The Anechoic Room and Acoustic Sense

NTT Basic Research Laboratories'
KASHINO Makio kindly contributed to the sound architecture of these works.

Where do the feelings of pressure and uneasiness that one experiences in the anechoic room originate? There is no reflection of sound in the anechoic room, nor is there any permeation of sound from the outside. Thus, the visitor to the anechoic room experiences the sensation of being suspended in an immense space without any form of acoustic orientation. In a normal environment, the visitor can orient himself almost unconsciously by taking in the sounds of footsteps, voices, and other varieties of sound and thereby gain an understanding of the size and materials that make up the space he occupies. But in the anechoic room, the environment that surrounds the visitor provides nothing for him to react to or interact with. He is unable to orient himself in the context of this environment. In short, his sense of perception is suspended.
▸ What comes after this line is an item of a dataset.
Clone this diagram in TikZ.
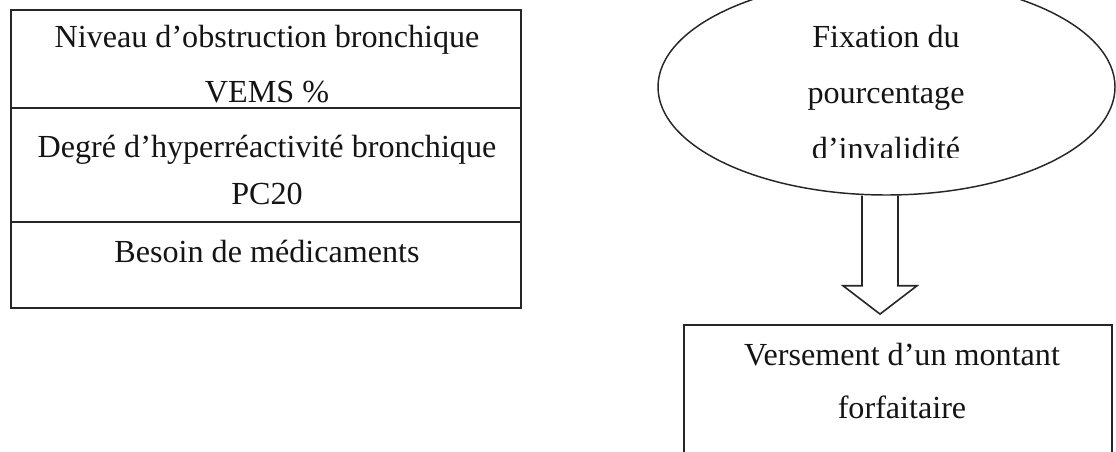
\documentclass[tikz,border=0pt]{standalone}
\usepackage{fontspec}
\setmainfont{Liberation Serif}
\usetikzlibrary{shapes.geometric,calc}
\begin{document}
\begin{tikzpicture}[x=0.75pt,y=-0.75pt,
  cell/.style={draw=black!85, line width=1.4pt, rectangle, inner sep=0pt},
  txt/.style={anchor=base, inner sep=0pt, font=\fontsize{24.1}{28}\selectfont, text=black!92},
  oval/.style={draw=black!85, line width=1.1pt, ellipse, inner sep=0pt, minimum width=342.75pt, minimum height=162pt},
  blockarrow/.style={draw=black!85, line width=1.2pt, line join=miter}]
\clip (0,0) rectangle (1116,451);
% left table
\node[cell, minimum width=382.5pt, minimum height=73.5pt] (r1) at (266,59) {};
\node[cell, minimum width=382.5pt, minimum height=85.5pt] (r2) at (266,165) {};
\node[cell, minimum width=382.5pt, minimum height=64.5pt] (r3) at (266,265) {};
\node[txt] (t1a) at (267,47) {Niveau d’obstruction bronchique};
\node[txt] (t1b) at (267,102) {VEMS \%};
\node[txt] (t2a) at (267,157) {Degré d’hyperréactivité bronchique};
\node[txt] (t2b) at (267,204) {PC20};
\node[txt] (t3a) at (267,262) {Besoin de médicaments};
% ellipse
\node[oval] (ell) at (886.5,87) {};
\node[txt] (e1) at (886,47) {Fixation du};
\node[txt] (e2) at (886,103) {pourcentage};
\begin{scope}
\clip (600,0) rectangle (1116,157);
\node[txt] (e3) at (886,159) {d’invalidité};
\end{scope}
% bottom box
\node[cell, minimum width=321pt, minimum height=112.5pt] (vers) at (898,400) {};
\node[txt] (v1) at (902,365) {Versement d’un montant};
\node[txt] (v2) at (902,418) {forfaitaire};
% block arrow
\draw[blockarrow] ($(ell.south)+(-24.5,0)$) -- ($(ell.south)+(-24.5,90)$)
  -- ($(ell.south)+(-43.5,90)$) -- ($(vers.north)+(-18,-10)$)
  -- ($(ell.south)+(30.5,90)$) -- ($(ell.south)+(11.5,90)$)
  -- ($(ell.south)+(11.5,0)$);
\end{tikzpicture}
\end{document}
This project aims to make apparent the role of the acoustic sense in what would be at any other time a foregone conclusion: "I exist in this world." This project is not simply about thinking through how sounds effect one's brain and auditory system . It is also concerned with the seemingly subordinate elements of the acoustic process such as the locomotive system's interaction with an environment and changes in the body's internal organs. The anechoic room utilizes the quality of suspendedness to artificially create a situation in which the visitor is made aware of the mediation of sound in the interaction of auditor and environment.